Embarrassing, yes, but I glanced at the two teams worth of teenage girls bearing down on me from the other end of the court and judged that I still had time. I made a slight adjustment and shot again. Does Einstein have anything to say about doing DIFFERENT things but ending up with the SAME result? Because I couldn’t have copied that first shot better if I’d been trying to. (Because if I’d been trying, I wouldn’t have been able to.) Up it went, and down it came. The attacking herd was closing in. Just enough time for one more shot. Again, a perfect reenactment. Up and down. At this point, having missed three times from a foot away, I decided to accept the inevitable, and just found a teammate to pass to.
I have thought about this experience over the years and I have come to another conclusion: muscle memory isn’t a myth. I just have something akin to muscle Alzheimer’s. My arms don’t make new memories. They do something once, and then they forget it ever happened. Even just moments later, they can’t seem to rustle up even an inkling of what they have just done, let alone recreate it. However, every once in a while, they have a surprisingly clear, and frustratingly persistent, moment of memory. It’s kind of the equivalent of your senile great grandfather suddenly and repeatedly telling a story about something that happened when you were 12. But, in the case of MY muscles, the story is never one of the good ones. It’s usually something weird and vaguely inappropriate that you wish he had forgotten. He can’t remember that you won a Nobel Prize, but he keeps telling the story about the time you wet your pants at the family reunion. And I couldn’t hit a ball with a bat if my life depended on it, but you just watch me drop the same piece of bread on the floor four times in a row. Oh, yeah. I’m impressive.
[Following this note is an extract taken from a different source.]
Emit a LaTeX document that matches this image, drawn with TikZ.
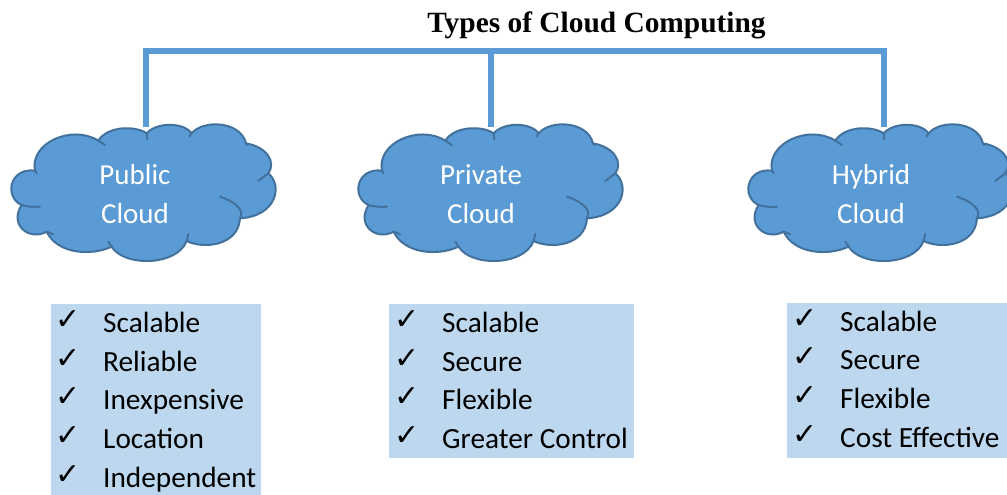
\documentclass[tikz,border=0pt]{standalone}
\usepackage{fontspec}
\setmainfont{Carlito}
\newfontfamily\titlefont{Liberation Serif}
\newfontfamily\checkfont{DejaVu Sans}
\definecolor{cloudfill}{HTML}{5B9BD5}
\definecolor{cloudline}{HTML}{41719C}
\definecolor{listfill}{HTML}{BDD7EE}
\newcommand{\cloudoutline}{%
  (105,182) .. controls (88,100) and (215,42) .. (295,92)
  .. controls (322,48) and (405,46) .. (440,70)
  .. controls (470,36) and (550,36) .. (575,70)
  .. controls (610,28) and (722,33) .. (738,100)
  .. controls (805,112) and (828,160) .. (805,190)
  .. controls (848,225) and (832,318) .. (720,325)
  .. controls (715,408) and (610,418) .. (560,393)
  .. controls (530,470) and (370,470) .. (335,410)
  .. controls (270,440) and (170,430) .. (140,365)
  .. controls (88,394) and (26,345) .. (65,285)
  .. controls (12,262) and (28,172) .. (105,182) -- cycle}
\newcommand{\cloudinner}{%
  (295,92) -- (315,105)
  (440,70) -- (442,88)
  (575,70) -- (568,80)
  (738,100) -- (742,105)
  (805,190) -- (775,213)
  (720,325) .. controls (735,300) and (705,275) .. (660,260)
  (560,393) -- (565,372)
  (335,410) -- (325,395)
  (140,365) -- (160,373)
  (65,285) .. controls (80,290) and (100,292) .. (120,290)
  (105,182) -- (110,190)}
\tikzset{
  x=1pt,y=-1pt,
  bus/.style={draw=cloudfill,line width=6pt,line join=miter},
  cloudshape/.style={fill=cloudfill,draw=cloudline,line width=2pt,line join=round},
  cloudlabel/.style={text=white,align=center,font=\fontsize{29}{38.5}\selectfont,inner sep=0pt},
  listbox/.style={fill=listfill,draw=none,anchor=north west,inner sep=0pt,minimum height=0pt},
  item/.style={anchor=base west,inner sep=0pt,font=\fontsize{29.3}{29.3}\selectfont},
  tick/.style={anchor=center,inner sep=0pt,font=\checkfont\fontsize{30}{30}\selectfont},
}
\newcommand{\cloudat}[1]{%
  \begin{scope}[shift={(#1,110)},x=0.3333pt,y=-0.3333pt]
    \path[cloudshape] \cloudoutline;
    \draw[cloudline,line width=2pt,line cap=round] \cloudinner;
  \end{scope}}
\begin{document}
\begin{tikzpicture}
\useasboundingbox (0,0) rectangle (1007,495);
\path[fill=white] (0,0) rectangle (1007,495);
\node[font=\titlefont\bfseries\fontsize{29.4}{29.4}\selectfont,inner sep=0pt,anchor=base] (title) at (596.5,33) {Types of Cloud Computing};

\coordinate (pubbus) at (146,51);
\coordinate (pribus) at (491,51);
\coordinate (hybbus) at (884,51);
\coordinate (pubtop) at (146,127);
\coordinate (pritop) at (491,127);
\coordinate (hybtop) at (884,127);
\draw[bus] (pubtop) -- (pubbus) -- (hybbus) -- (hybtop);
\draw[bus] (pribus) -- (pritop);

\cloudat{0}
\cloudat{347}
\cloudat{737}
\node[cloudlabel] (public) at (135,194) {Public\\Cloud};
\node[cloudlabel] (private) at (481,194) {Private\\Cloud};
\node[cloudlabel] (hybrid) at (871,194) {Hybrid\\Cloud};

\node[listbox,minimum width=210pt,minimum height=191pt] (publist) at (51,304) {};
\node[listbox,minimum width=245pt,minimum height=154pt] (prilist) at (389,304) {};
\node[listbox,minimum width=220pt,minimum height=155pt] (hyblist) at (787,303) {};

\foreach \n/\y/\t in {a/332/Scalable,b/371/Reliable,c/409/Inexpensive,d/448/Location,e/487/Independent}{
  \node[tick] (pubtick\n) at (68,\y-12) {✓};
  \node[item] (pubitem\n) at (103,\y) {\t};
}
\foreach \n/\y/\t in {a/332/Scalable,b/371/Secure,c/409/Flexible,d/448/Greater Control}{
  \node[tick] (pritick\n) at (407,\y-12) {✓};
  \node[item] (priitem\n) at (442,\y) {\t};
}
\foreach \n/\y/\t in {a/331/Scalable,b/369/Secure,c/408/Flexible,d/447/Cost Effective}{
  \node[tick] (hybtick\n) at (805,\y-12) {✓};
  \node[item] (hybitem\n) at (840,\y) {\t};
}
\end{tikzpicture}
\end{document}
Now, that basketball game happened about 20 years ago. It wasn’t really a major life event or anything, so why do I bring it up now? Because that’s exactly what my brain does to me. At random times and in random situations, it will suddenly present me with a memory of something that happened a long time ago. And as bad as my physical muscle memory is, my emotional muscle memory seems nearly eidetic. So I don’t just have some vague recollection of what happened. I remember it all in perfect detail, including just how stupid I felt. And I can’t just stop at REMEMBERING how dumb I felt. My brain decides I need to feel just as stupid all over again. And so I stand there in the middle of the pasta aisle, feeling like an idiot because I called my fourth grade teacher “Mom” that one time.
So, in the end, it seems like muscle memory, physical or otherwise, is a thing. The more you do something, the more likely you are to do it again. The more you think about something, the more likely you are to think about it again. And it seems, in my case at least, that the more you try to control what you do and what you think about, the more you realize that you can’t and that you just seem to be along for the ride and that you’re not really sure who’s driving. But it’s okay, because at least there’s a lot of interesting scenery to see along the way.
Life Lesson Learned: Ooh, remember the time you got really car sick driving on that really windy road and threw up all down the side of your friend’s mom’s minivan and felt really awful about it? Well, now you do.